Give every line of the data again, unchanged, but with no pictures.

==============================

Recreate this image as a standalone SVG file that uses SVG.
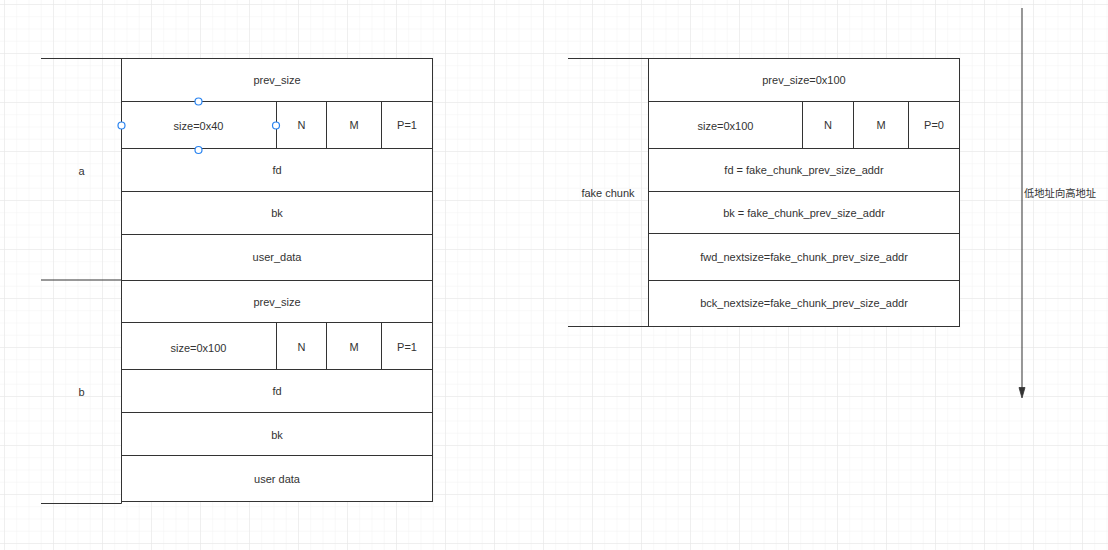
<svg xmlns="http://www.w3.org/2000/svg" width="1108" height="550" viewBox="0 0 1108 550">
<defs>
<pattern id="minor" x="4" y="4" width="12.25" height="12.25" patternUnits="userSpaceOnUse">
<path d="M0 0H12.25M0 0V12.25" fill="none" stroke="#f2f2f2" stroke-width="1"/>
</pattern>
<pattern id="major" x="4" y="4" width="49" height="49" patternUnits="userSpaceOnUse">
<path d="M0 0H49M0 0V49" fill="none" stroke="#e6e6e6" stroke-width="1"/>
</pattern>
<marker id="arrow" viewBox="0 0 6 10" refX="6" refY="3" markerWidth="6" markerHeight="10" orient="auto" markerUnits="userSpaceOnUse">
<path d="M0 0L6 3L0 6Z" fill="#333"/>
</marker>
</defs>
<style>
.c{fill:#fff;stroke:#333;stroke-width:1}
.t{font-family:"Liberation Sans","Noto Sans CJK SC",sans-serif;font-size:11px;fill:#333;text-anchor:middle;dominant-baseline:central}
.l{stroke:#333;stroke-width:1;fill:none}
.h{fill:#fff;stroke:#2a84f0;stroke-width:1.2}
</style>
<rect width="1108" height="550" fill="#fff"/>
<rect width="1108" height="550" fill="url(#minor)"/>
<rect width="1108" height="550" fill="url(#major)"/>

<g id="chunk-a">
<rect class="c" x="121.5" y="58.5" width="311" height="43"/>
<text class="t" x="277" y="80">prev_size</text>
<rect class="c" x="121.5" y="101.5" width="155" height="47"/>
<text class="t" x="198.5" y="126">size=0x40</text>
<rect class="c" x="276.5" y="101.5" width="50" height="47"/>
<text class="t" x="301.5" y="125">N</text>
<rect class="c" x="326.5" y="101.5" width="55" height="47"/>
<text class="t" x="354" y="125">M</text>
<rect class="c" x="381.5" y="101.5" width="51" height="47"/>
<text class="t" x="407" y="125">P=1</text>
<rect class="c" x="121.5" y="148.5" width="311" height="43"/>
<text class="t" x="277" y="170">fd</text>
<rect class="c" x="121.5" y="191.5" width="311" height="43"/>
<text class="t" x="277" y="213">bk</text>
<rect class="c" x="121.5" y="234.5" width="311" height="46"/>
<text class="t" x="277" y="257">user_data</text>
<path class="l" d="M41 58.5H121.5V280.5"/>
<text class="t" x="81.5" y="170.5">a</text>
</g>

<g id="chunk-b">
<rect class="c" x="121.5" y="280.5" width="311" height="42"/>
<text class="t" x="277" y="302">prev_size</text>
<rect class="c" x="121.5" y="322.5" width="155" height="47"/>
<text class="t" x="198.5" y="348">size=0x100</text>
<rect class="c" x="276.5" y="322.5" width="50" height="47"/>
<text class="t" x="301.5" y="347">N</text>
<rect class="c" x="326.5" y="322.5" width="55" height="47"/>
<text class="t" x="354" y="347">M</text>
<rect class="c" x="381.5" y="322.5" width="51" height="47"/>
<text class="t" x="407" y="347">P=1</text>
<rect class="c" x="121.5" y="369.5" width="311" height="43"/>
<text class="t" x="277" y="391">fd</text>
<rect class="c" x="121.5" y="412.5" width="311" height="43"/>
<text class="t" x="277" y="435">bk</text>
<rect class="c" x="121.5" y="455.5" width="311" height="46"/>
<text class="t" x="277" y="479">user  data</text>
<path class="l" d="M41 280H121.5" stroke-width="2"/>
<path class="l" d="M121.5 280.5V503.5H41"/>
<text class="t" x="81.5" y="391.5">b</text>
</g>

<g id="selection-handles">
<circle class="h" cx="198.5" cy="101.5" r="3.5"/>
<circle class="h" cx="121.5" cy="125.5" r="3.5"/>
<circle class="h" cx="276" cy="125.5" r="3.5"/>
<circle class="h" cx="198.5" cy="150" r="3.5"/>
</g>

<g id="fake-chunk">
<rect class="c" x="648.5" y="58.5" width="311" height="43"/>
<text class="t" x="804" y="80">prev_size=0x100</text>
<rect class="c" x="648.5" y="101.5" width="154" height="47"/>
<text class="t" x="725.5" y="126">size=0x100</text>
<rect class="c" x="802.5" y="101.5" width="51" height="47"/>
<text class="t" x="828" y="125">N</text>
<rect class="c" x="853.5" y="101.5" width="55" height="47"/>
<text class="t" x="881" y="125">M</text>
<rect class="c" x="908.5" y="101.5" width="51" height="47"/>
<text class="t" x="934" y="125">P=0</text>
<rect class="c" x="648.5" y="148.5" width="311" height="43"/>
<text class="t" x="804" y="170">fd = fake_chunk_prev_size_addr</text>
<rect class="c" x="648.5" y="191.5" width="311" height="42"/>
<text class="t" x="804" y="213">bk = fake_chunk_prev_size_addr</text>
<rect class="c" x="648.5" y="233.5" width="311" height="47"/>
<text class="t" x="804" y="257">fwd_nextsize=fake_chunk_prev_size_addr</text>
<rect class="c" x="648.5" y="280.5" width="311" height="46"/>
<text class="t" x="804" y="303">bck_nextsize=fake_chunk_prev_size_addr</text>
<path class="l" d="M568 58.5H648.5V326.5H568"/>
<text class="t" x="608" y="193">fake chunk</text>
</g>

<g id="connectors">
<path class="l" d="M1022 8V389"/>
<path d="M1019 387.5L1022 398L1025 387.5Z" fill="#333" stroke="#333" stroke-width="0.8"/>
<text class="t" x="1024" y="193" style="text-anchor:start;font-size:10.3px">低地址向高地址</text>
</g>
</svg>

==============================

_Final result_
Recreate this image as a standalone SVG file that uses SVG.
<svg xmlns="http://www.w3.org/2000/svg" width="1108" height="550" viewBox="0 0 1108 550">
<defs>
<pattern id="minor" x="4" y="4" width="12.25" height="12.25" patternUnits="userSpaceOnUse">
<path d="M0 0H12.25M0 0V12.25" fill="none" stroke="#f2f2f2" stroke-width="1"/>
</pattern>
<pattern id="major" x="4" y="4" width="49" height="49" patternUnits="userSpaceOnUse">
<path d="M0 0H49M0 0V49" fill="none" stroke="#e6e6e6" stroke-width="1"/>
</pattern>
<marker id="arrow" viewBox="0 0 6 10" refX="6" refY="3" markerWidth="6" markerHeight="10" orient="auto" markerUnits="userSpaceOnUse">
<path d="M0 0L6 3L0 6Z" fill="#333"/>
</marker>
</defs>
<style>
.c{fill:#fff;stroke:#333;stroke-width:1}
.t{font-family:"Liberation Sans","Noto Sans CJK SC",sans-serif;font-size:11px;fill:#333;text-anchor:middle;dominant-baseline:central}
.l{stroke:#333;stroke-width:1;fill:none}
.h{fill:#fff;stroke:#2a84f0;stroke-width:1.2}
</style>
<rect width="1108" height="550" fill="#fff"/>
<rect width="1108" height="550" fill="url(#minor)"/>
<rect width="1108" height="550" fill="url(#major)"/>

<g id="chunk-a">
<rect class="c" x="121.5" y="58.5" width="311" height="43"/>
<text class="t" x="277" y="80">prev_size</text>
<rect class="c" x="121.5" y="101.5" width="155" height="47"/>
<text class="t" x="198.5" y="126">size=0x40</text>
<rect class="c" x="276.5" y="101.5" width="50" height="47"/>
<text class="t" x="301.5" y="125">N</text>
<rect class="c" x="326.5" y="101.5" width="55" height="47"/>
<text class="t" x="354" y="125">M</text>
<rect class="c" x="381.5" y="101.5" width="51" height="47"/>
<text class="t" x="407" y="125">P=1</text>
<rect class="c" x="121.5" y="148.5" width="311" height="43"/>
<text class="t" x="277" y="170">fd</text>
<rect class="c" x="121.5" y="191.5" width="311" height="43"/>
<text class="t" x="277" y="213">bk</text>
<rect class="c" x="121.5" y="234.5" width="311" height="46"/>
<text class="t" x="277" y="257">user_data</text>
<path class="l" d="M41 58.5H121.5V280.5"/>
<text class="t" x="81.5" y="170.5">a</text>
</g>

<g id="chunk-b">
<rect class="c" x="121.5" y="280.5" width="311" height="42"/>
<text class="t" x="277" y="302">prev_size</text>
<rect class="c" x="121.5" y="322.5" width="155" height="47"/>
<text class="t" x="198.5" y="348">size=0x100</text>
<rect class="c" x="276.5" y="322.5" width="50" height="47"/>
<text class="t" x="301.5" y="347">N</text>
<rect class="c" x="326.5" y="322.5" width="55" height="47"/>
<text class="t" x="354" y="347">M</text>
<rect class="c" x="381.5" y="322.5" width="51" height="47"/>
<text class="t" x="407" y="347">P=1</text>
<rect class="c" x="121.5" y="369.5" width="311" height="43"/>
<text class="t" x="277" y="391">fd</text>
<rect class="c" x="121.5" y="412.5" width="311" height="43"/>
<text class="t" x="277" y="435">bk</text>
<rect class="c" x="121.5" y="455.5" width="311" height="46"/>
<text class="t" x="277" y="479">user  data</text>
<path class="l" d="M41 280H121.5" stroke-width="2"/>
<path class="l" d="M121.5 280.5V503.5H41"/>
<text class="t" x="81.5" y="391.5">b</text>
</g>

<g id="selection-handles">
<circle class="h" cx="198.5" cy="101.5" r="3.5"/>
<circle class="h" cx="121.5" cy="125.5" r="3.5"/>
<circle class="h" cx="276" cy="125.5" r="3.5"/>
<circle class="h" cx="198.5" cy="150" r="3.5"/>
</g>

<g id="fake-chunk">
<rect class="c" x="648.5" y="58.5" width="311" height="43"/>
<text class="t" x="804" y="80">prev_size=0x100</text>
<rect class="c" x="648.5" y="101.5" width="154" height="47"/>
<text class="t" x="725.5" y="126">size=0x100</text>
<rect class="c" x="802.5" y="101.5" width="51" height="47"/>
<text class="t" x="828" y="125">N</text>
<rect class="c" x="853.5" y="101.5" width="55" height="47"/>
<text class="t" x="881" y="125">M</text>
<rect class="c" x="908.5" y="101.5" width="51" height="47"/>
<text class="t" x="934" y="125">P=0</text>
<rect class="c" x="648.5" y="148.5" width="311" height="43"/>
<text class="t" x="804" y="170">fd = fake_chunk_prev_size_addr</text>
<rect class="c" x="648.5" y="191.5" width="311" height="42"/>
<text class="t" x="804" y="213">bk = fake_chunk_prev_size_addr</text>
<rect class="c" x="648.5" y="233.5" width="311" height="47"/>
<text class="t" x="804" y="257">fwd_nextsize=fake_chunk_prev_size_addr</text>
<rect class="c" x="648.5" y="280.5" width="311" height="46"/>
<text class="t" x="804" y="303">bck_nextsize=fake_chunk_prev_size_addr</text>
<path class="l" d="M568 58.5H648.5V326.5H568"/>
<text class="t" x="608" y="193">fake chunk</text>
</g>

<g id="connectors">
<path class="l" d="M1022 8V389"/>
<path d="M1019 387.5L1022 398L1025 387.5Z" fill="#333" stroke="#333" stroke-width="0.8"/>
<text class="t" x="1024" y="193" style="text-anchor:start;font-size:10.3px">低地址向高地址</text>
</g>
</svg>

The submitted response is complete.